Miraculously, a young couple suddenly arrived in answer to my cries. I now knew the needed course of action and with no time to lose, they quickly helped me. With each of us pulling on branches to disentangle her contorted head & horns, she was soon freed and we could lower her gently to the ground. Incredibly, her neck was not broken, but she could neither co-ordinate her legs, or hold up her head. Aware that she became very anxious to be in such close contact with humans, we left her. I thought of her kid, who must be waiting for her next feeding, as her teats were full of milk. I continued to feel her presence as I walked up the gorge’s path. Would she survive? Was there anything more I could do for her?
Then it felt like she called me and suggested I do a pranatherapy healing session on her. I had not had an opportunity to practise it since I was “activated” to do it at Damanhur a few weeks earlier, in March. So much had happened since then that I had almost forgotten about it. I turned around and hastened to return to her. She was lying limply where we’d left her and after her initial startle to my approach (a human presence so close to her), she calmed. Explaining what I’d come to do, I asked for her permission and it felt that she was receptive.
Her neck drooped lifelessly over her forelegs & the ground. I squatted near her and extended my arms to hover my open hands over her upper body, slowly inching forward to be closer to her neck/head.
She remained calm and still. I could see her body rising with her respirations. My hands became warm and tingly. Within 7-8 minutes she suddenly started to get up. She held her head up and struggled to use her now weak and flaccid legs. It was time for me to leave, she needed to do what was her’s to do.
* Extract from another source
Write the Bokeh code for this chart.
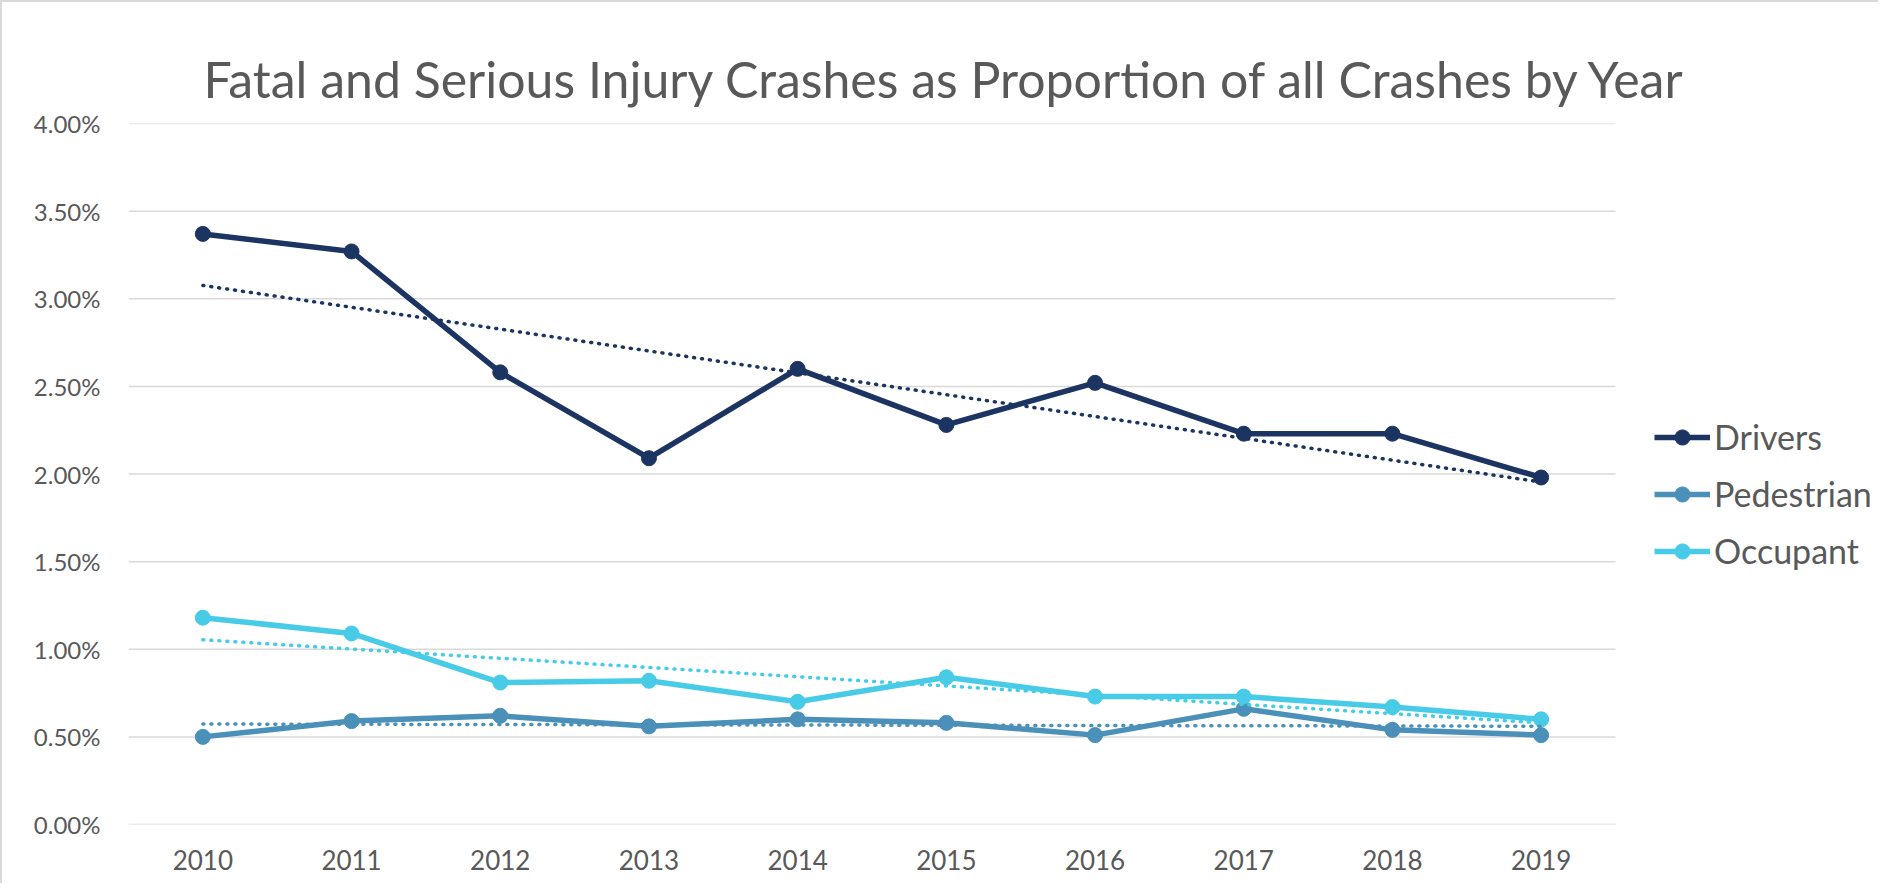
import numpy as np
from bokeh.plotting import figure
from bokeh.models import (Range1d, FixedTicker, PrintfTickFormatter,
                          Legend, LegendItem, ColumnDataSource)
from bokeh.embed import file_html
from bokeh.resources import INLINE

# ---- data ----
years = ["2010", "2011", "2012", "2013", "2014", "2015", "2016", "2017", "2018", "2019"]
drivers = [3.37, 3.27, 2.58, 2.09, 2.60, 2.28, 2.52, 2.23, 2.23, 1.98]
pedestrian = [0.50, 0.59, 0.62, 0.56, 0.60, 0.58, 0.51, 0.66, 0.54, 0.51]
occupant = [1.18, 1.09, 0.81, 0.82, 0.70, 0.84, 0.73, 0.73, 0.67, 0.60]
y_ticks = [0.0, 0.5, 1.0, 1.5, 2.0, 2.5, 3.0, 3.5, 4.0]

series_names = ["Drivers", "Pedestrian", "Occupant"]
series_values = [drivers, pedestrian, occupant]
series_colors = ["#1c3461", "#4a90b9", "#48cbe7"]

TEXT = "#595959"
GRID = "#d9d9d9"

W, H = 1878, 883
ML, MR, MT, MB = 126, 0, 121, 61
PLOT_W = 1487          # pixel width of the category area
n = len(years)
xs = [i + 0.5 for i in range(n)]          # category centres
frame_w = W - ML - MR
x_end = n * frame_w / PLOT_W               # extra room on the right for the legend

p = figure(width=W, height=H,
           x_range=Range1d(0, x_end),
           y_range=Range1d(0, 4),
           output_backend="svg", toolbar_location=None,
           min_border_left=ML, min_border_right=MR,
           min_border_top=MT, min_border_bottom=MB,
           outline_line_color=None,
           styles={"border-left": "2px solid #d9d9d9", "border-top": "2px solid #d9d9d9"})

p.title.text = "Fatal and Serious Injury Crashes as Proportion of all Crashes by Year"
p.title.text_font = "Lato"
p.title.text_font_size = "50px"
p.title.text_font_style = "normal"
p.title.text_color = TEXT
p.title.align = "left"
p.title.offset = 75
p.title.standoff = 30

# axes
p.yaxis.ticker = FixedTicker(ticks=y_ticks)
p.yaxis.formatter = PrintfTickFormatter(format="%.2f%%")
p.xaxis.ticker = FixedTicker(ticks=xs)
p.xaxis.major_label_overrides = {x: y for x, y in zip(xs, years)}
for ax in (p.xaxis[0], p.yaxis[0]):
    ax.axis_line_color = None
    ax.major_tick_line_color = None
    ax.minor_tick_line_color = None
    ax.major_tick_out = 0
    ax.major_tick_in = 0
    ax.major_label_text_font = "Lato"
    ax.major_label_text_color = TEXT
p.yaxis.major_label_text_font_size = "24px"
p.xaxis.major_label_text_font_size = "26px"
p.yaxis.major_label_standoff = 28
p.xaxis.major_label_standoff = 25

p.xgrid.grid_line_color = None
p.ygrid.grid_line_color = None

# horizontal gridlines spanning the category area only
p.segment(x0=[0] * len(y_ticks), x1=[n] * len(y_ticks), y0=y_ticks, y1=y_ticks,
          line_color=GRID, line_width=1.5)

x_idx = np.arange(n)
items = []
for name, vals, col in zip(series_names, series_values, series_colors):
    src = ColumnDataSource(dict(x=xs, y=vals))
    lr = p.line("x", "y", source=src, line_color=col, line_width=5.5, line_join="round")
    sr = p.scatter("x", "y", source=src, size=15, fill_color=col, line_color=col)
    items.append(LegendItem(label=name, renderers=[lr, sr]))

# linear trendlines (dotted)
for vals, col in zip(series_values, series_colors):
    k, b = np.polyfit(x_idx, vals, 1)
    trend = list(k * x_idx + b)
    p.line(xs, trend, line_color=col, line_width=3.5, line_dash="1 7", line_cap="round")

legend = Legend(items=items, location=(PLOT_W + 39, 253), orientation="vertical",
                border_line_color=None, background_fill_alpha=0,
                margin=0, padding=0, spacing=16,
                glyph_width=56, glyph_height=38, label_height=41,
                label_standoff=4,
                label_text_font="Lato", label_text_font_size="34px",
                label_text_color=TEXT)
p.add_layout(legend, "center")

open("out.html", "w").write(file_html(p, INLINE))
I mindfully backed away and returned to walk, skip and dance up the gorge path. I felt such relief, joy and above all, overwhelming gratitude. Though I did not know if she would survive physically, I felt that I had done what I was meant to do – to be willing to put aside personal pride & agency and humbly ask for guidance and help – to act more as an instrument in the situation rather than trying to do it myself. Yet maybe above all, it was to release my individual identity as a separated entity and allow my perceived boundaries, where “I” begin & end, to dissolve in order to receive the experience of being united/one with the rest of Nature. For this to happen, I had to totally accept what was happening in that moment, engage with all my being, and drop all resistance to that process.
A few hours later, I returned to the spot to find that she was gone. The only trace of her presence was some fresh droppings. I never encountered the young couple again- they disappeared into the future. Over the next few days, I visited the site daily, but saw no sign of her. There were many wild goats inhabiting the area, & from a distance, if her neck had healed, I would be unable to distinguish her from the others.
I feel so grateful & humbled by the experience.